### SHORT TASK
In the records below, find the line containing "Recreate this image" and the line containing "kda_y = [36.47, 22.76]". Give again exactly those lines and every line between them, omitting the pictures.

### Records

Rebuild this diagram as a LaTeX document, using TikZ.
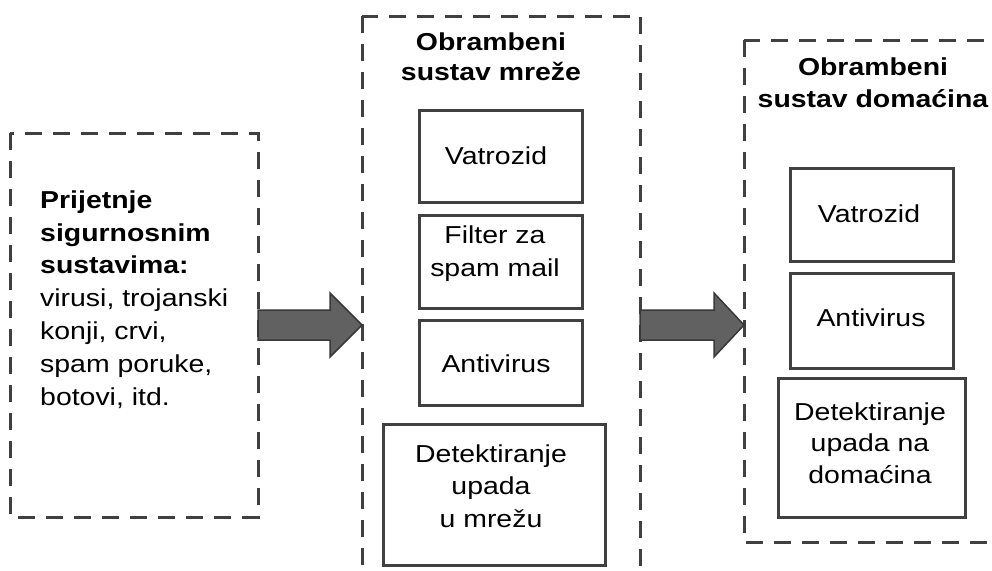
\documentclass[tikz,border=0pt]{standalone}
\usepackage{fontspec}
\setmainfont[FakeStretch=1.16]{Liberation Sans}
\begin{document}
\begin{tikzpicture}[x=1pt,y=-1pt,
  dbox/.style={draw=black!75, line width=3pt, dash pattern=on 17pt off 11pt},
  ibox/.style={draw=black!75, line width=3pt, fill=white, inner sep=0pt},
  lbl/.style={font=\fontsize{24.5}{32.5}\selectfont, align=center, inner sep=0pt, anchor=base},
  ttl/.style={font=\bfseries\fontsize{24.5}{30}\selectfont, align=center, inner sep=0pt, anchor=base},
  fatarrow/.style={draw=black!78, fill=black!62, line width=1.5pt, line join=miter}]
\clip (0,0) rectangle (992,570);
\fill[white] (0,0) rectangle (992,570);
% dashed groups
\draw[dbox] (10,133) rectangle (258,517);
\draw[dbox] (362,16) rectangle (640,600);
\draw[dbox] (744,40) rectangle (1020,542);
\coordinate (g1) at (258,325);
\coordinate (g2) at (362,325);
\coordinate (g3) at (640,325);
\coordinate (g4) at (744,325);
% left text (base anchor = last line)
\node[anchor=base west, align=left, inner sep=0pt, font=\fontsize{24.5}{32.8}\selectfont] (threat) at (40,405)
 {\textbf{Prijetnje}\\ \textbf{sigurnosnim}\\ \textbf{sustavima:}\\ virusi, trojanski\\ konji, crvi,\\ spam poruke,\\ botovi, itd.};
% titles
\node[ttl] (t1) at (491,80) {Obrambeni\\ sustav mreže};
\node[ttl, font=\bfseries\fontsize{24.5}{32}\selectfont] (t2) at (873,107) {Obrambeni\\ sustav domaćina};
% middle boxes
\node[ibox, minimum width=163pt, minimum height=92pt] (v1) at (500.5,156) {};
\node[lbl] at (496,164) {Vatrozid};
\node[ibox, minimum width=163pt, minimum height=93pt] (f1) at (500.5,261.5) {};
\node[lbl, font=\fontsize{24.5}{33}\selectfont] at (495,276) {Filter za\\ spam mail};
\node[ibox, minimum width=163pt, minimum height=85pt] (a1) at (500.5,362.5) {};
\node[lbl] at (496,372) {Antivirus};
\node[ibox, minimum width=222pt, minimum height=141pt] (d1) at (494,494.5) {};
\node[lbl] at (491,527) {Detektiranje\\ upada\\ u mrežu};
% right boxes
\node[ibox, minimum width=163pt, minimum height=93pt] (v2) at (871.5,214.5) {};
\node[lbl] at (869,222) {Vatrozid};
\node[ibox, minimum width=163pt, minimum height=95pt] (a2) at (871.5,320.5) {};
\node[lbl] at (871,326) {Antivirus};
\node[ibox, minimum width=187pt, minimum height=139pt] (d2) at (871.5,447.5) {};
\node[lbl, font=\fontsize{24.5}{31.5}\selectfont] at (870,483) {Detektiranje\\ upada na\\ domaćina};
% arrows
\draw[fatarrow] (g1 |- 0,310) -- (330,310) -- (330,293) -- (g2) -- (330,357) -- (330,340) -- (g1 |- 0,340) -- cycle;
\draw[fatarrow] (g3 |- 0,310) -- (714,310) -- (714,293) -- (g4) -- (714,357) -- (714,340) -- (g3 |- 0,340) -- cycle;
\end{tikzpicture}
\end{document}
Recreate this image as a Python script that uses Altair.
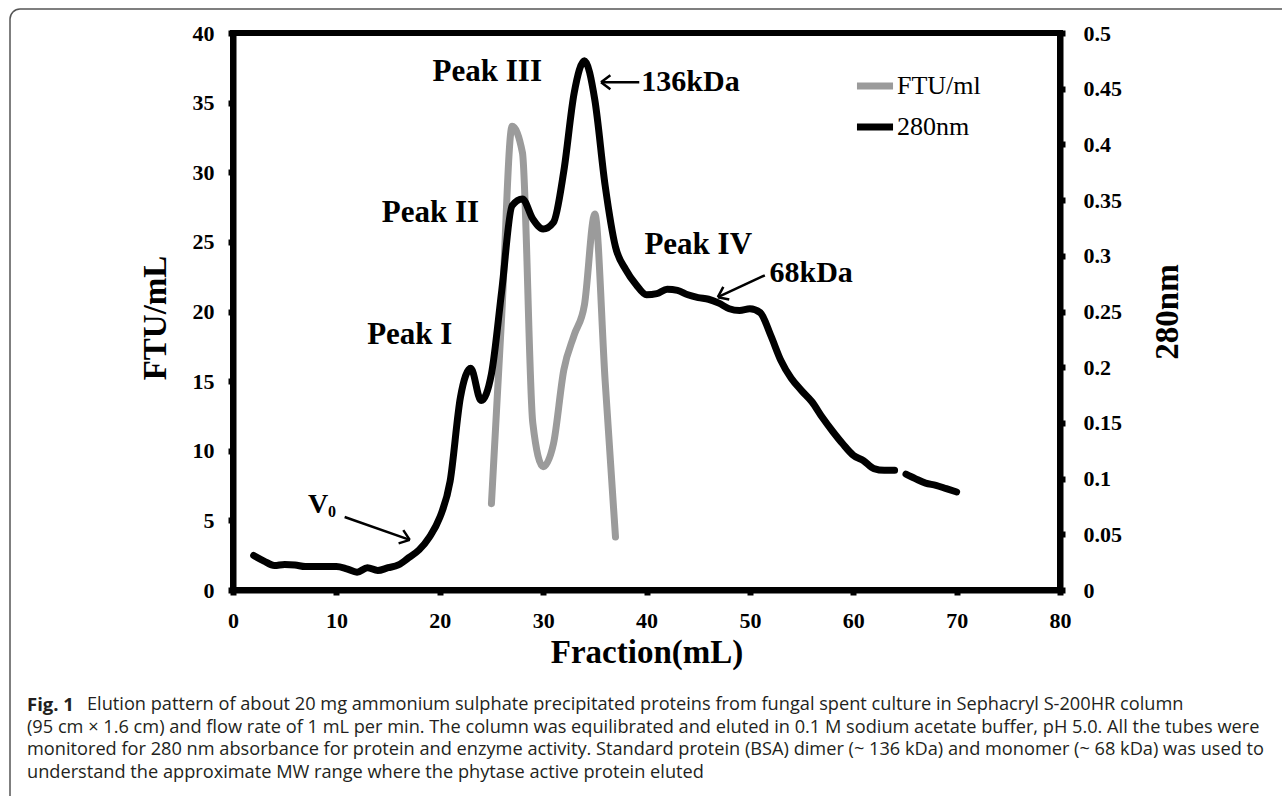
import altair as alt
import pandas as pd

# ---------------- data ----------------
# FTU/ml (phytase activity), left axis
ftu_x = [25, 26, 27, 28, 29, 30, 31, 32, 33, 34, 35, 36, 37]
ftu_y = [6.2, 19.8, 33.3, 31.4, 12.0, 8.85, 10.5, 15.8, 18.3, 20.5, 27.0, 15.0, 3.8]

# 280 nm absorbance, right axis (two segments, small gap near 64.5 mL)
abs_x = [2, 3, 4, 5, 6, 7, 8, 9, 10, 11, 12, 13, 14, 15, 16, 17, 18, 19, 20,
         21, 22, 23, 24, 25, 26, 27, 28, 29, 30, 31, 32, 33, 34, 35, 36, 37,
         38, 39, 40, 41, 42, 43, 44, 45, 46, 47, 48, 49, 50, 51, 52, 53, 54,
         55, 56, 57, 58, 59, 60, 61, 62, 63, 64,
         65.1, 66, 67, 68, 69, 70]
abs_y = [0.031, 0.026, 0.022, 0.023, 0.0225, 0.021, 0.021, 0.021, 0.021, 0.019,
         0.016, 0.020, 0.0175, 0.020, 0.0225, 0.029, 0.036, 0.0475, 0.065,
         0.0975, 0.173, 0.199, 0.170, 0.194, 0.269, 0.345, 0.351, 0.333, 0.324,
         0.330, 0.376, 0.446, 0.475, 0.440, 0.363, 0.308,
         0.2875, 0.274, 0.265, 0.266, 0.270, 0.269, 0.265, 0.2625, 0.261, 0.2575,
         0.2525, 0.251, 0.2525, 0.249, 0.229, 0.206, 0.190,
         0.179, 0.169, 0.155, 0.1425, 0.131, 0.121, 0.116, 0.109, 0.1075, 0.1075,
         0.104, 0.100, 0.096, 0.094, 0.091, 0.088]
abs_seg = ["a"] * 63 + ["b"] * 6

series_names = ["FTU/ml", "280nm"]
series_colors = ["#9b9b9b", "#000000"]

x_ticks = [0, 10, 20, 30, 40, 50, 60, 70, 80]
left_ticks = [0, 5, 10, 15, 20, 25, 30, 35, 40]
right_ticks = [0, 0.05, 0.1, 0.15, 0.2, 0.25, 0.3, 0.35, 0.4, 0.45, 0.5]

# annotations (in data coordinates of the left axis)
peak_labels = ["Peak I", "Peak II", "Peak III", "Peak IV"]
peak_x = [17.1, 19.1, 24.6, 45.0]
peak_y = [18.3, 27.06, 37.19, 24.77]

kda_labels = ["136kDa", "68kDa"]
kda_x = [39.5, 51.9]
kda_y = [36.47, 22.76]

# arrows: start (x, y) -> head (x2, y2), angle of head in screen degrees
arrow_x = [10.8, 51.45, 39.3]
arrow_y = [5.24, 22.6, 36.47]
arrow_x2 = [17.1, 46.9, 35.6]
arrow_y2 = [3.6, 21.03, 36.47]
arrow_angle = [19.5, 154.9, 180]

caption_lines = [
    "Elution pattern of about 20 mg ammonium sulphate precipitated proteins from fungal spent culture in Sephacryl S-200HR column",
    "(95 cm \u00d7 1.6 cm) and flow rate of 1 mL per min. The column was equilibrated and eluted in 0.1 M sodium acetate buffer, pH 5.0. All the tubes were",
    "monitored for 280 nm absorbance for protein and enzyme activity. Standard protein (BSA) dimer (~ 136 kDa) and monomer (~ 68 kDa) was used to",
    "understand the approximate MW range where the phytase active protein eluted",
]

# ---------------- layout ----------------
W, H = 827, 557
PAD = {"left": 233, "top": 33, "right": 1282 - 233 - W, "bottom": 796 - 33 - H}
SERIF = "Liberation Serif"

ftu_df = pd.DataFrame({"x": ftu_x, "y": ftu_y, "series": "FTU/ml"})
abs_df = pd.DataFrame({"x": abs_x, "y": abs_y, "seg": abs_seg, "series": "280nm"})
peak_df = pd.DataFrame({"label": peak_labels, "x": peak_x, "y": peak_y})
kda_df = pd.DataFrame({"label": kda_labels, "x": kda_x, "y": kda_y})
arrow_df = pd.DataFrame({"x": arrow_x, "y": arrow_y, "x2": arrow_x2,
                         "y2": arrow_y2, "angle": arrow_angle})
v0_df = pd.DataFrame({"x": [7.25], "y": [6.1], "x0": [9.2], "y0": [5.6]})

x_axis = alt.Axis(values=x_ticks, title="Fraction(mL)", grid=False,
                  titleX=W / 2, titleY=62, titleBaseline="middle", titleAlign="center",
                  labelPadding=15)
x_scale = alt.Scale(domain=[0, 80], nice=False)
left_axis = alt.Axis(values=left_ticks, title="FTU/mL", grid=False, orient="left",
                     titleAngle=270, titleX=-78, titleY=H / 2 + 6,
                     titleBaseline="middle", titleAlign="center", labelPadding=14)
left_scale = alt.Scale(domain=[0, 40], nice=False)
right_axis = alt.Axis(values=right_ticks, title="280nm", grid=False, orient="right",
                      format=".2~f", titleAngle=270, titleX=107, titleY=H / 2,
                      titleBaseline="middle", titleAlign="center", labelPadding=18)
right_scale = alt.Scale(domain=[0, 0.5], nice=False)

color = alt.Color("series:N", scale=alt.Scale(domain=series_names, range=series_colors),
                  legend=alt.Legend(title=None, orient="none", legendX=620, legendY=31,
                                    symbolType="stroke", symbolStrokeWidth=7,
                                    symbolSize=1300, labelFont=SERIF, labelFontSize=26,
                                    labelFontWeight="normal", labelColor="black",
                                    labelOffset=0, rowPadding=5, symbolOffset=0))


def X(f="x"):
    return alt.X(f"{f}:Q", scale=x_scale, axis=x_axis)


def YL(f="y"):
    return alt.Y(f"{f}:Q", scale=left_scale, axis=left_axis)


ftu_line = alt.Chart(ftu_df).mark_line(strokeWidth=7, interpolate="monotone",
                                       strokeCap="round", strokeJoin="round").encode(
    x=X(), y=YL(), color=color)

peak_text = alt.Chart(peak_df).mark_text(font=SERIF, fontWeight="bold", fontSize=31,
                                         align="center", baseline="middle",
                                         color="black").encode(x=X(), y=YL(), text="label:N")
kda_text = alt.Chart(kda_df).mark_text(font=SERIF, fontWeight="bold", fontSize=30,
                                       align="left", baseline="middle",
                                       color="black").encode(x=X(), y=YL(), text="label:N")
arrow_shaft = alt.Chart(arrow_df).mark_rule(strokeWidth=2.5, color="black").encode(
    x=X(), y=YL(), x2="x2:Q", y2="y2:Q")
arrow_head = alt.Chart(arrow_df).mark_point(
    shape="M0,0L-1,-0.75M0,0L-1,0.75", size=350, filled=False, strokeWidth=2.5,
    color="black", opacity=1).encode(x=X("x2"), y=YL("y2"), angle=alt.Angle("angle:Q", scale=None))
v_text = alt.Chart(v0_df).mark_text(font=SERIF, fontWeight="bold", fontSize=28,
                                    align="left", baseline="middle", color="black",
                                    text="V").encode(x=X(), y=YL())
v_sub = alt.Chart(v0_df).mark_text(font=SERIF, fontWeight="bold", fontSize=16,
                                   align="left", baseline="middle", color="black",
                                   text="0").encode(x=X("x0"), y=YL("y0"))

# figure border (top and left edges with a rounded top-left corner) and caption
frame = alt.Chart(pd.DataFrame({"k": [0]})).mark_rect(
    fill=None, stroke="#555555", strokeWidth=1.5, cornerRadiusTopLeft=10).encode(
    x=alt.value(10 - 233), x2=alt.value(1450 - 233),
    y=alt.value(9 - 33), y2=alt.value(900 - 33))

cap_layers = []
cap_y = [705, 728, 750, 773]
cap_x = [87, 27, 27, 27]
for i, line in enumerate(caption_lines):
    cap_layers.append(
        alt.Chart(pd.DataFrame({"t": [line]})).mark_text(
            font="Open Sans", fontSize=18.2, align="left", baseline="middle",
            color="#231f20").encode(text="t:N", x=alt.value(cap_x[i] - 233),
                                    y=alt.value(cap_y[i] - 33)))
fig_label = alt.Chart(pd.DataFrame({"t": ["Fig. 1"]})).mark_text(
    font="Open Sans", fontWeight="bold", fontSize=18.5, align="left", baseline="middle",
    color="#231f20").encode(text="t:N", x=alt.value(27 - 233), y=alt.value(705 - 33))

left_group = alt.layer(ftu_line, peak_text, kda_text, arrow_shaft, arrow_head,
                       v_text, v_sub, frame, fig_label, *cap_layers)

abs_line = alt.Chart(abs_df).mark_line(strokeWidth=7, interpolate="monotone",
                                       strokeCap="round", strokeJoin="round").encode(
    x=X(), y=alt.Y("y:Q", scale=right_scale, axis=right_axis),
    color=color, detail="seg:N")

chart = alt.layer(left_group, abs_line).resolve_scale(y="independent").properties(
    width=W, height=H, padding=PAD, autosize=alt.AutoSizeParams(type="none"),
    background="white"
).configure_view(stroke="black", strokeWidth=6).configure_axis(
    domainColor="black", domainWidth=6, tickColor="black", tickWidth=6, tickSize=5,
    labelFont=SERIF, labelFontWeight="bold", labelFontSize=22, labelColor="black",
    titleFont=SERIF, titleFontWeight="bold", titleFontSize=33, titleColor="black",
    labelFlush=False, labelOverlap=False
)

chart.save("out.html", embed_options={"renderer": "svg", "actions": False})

### SOLUTION
Recreate this image as a Python script that uses Altair.
import altair as alt
import pandas as pd

# ---------------- data ----------------
# FTU/ml (phytase activity), left axis
ftu_x = [25, 26, 27, 28, 29, 30, 31, 32, 33, 34, 35, 36, 37]
ftu_y = [6.2, 19.8, 33.3, 31.4, 12.0, 8.85, 10.5, 15.8, 18.3, 20.5, 27.0, 15.0, 3.8]

# 280 nm absorbance, right axis (two segments, small gap near 64.5 mL)
abs_x = [2, 3, 4, 5, 6, 7, 8, 9, 10, 11, 12, 13, 14, 15, 16, 17, 18, 19, 20,
         21, 22, 23, 24, 25, 26, 27, 28, 29, 30, 31, 32, 33, 34, 35, 36, 37,
         38, 39, 40, 41, 42, 43, 44, 45, 46, 47, 48, 49, 50, 51, 52, 53, 54,
         55, 56, 57, 58, 59, 60, 61, 62, 63, 64,
         65.1, 66, 67, 68, 69, 70]
abs_y = [0.031, 0.026, 0.022, 0.023, 0.0225, 0.021, 0.021, 0.021, 0.021, 0.019,
         0.016, 0.020, 0.0175, 0.020, 0.0225, 0.029, 0.036, 0.0475, 0.065,
         0.0975, 0.173, 0.199, 0.170, 0.194, 0.269, 0.345, 0.351, 0.333, 0.324,
         0.330, 0.376, 0.446, 0.475, 0.440, 0.363, 0.308,
         0.2875, 0.274, 0.265, 0.266, 0.270, 0.269, 0.265, 0.2625, 0.261, 0.2575,
         0.2525, 0.251, 0.2525, 0.249, 0.229, 0.206, 0.190,
         0.179, 0.169, 0.155, 0.1425, 0.131, 0.121, 0.116, 0.109, 0.1075, 0.1075,
         0.104, 0.100, 0.096, 0.094, 0.091, 0.088]
abs_seg = ["a"] * 63 + ["b"] * 6

series_names = ["FTU/ml", "280nm"]
series_colors = ["#9b9b9b", "#000000"]

x_ticks = [0, 10, 20, 30, 40, 50, 60, 70, 80]
left_ticks = [0, 5, 10, 15, 20, 25, 30, 35, 40]
right_ticks = [0, 0.05, 0.1, 0.15, 0.2, 0.25, 0.3, 0.35, 0.4, 0.45, 0.5]

# annotations (in data coordinates of the left axis)
peak_labels = ["Peak I", "Peak II", "Peak III", "Peak IV"]
peak_x = [17.1, 19.1, 24.6, 45.0]
peak_y = [18.3, 27.06, 37.19, 24.77]

kda_labels = ["136kDa", "68kDa"]
kda_x = [39.5, 51.9]
kda_y = [36.47, 22.76]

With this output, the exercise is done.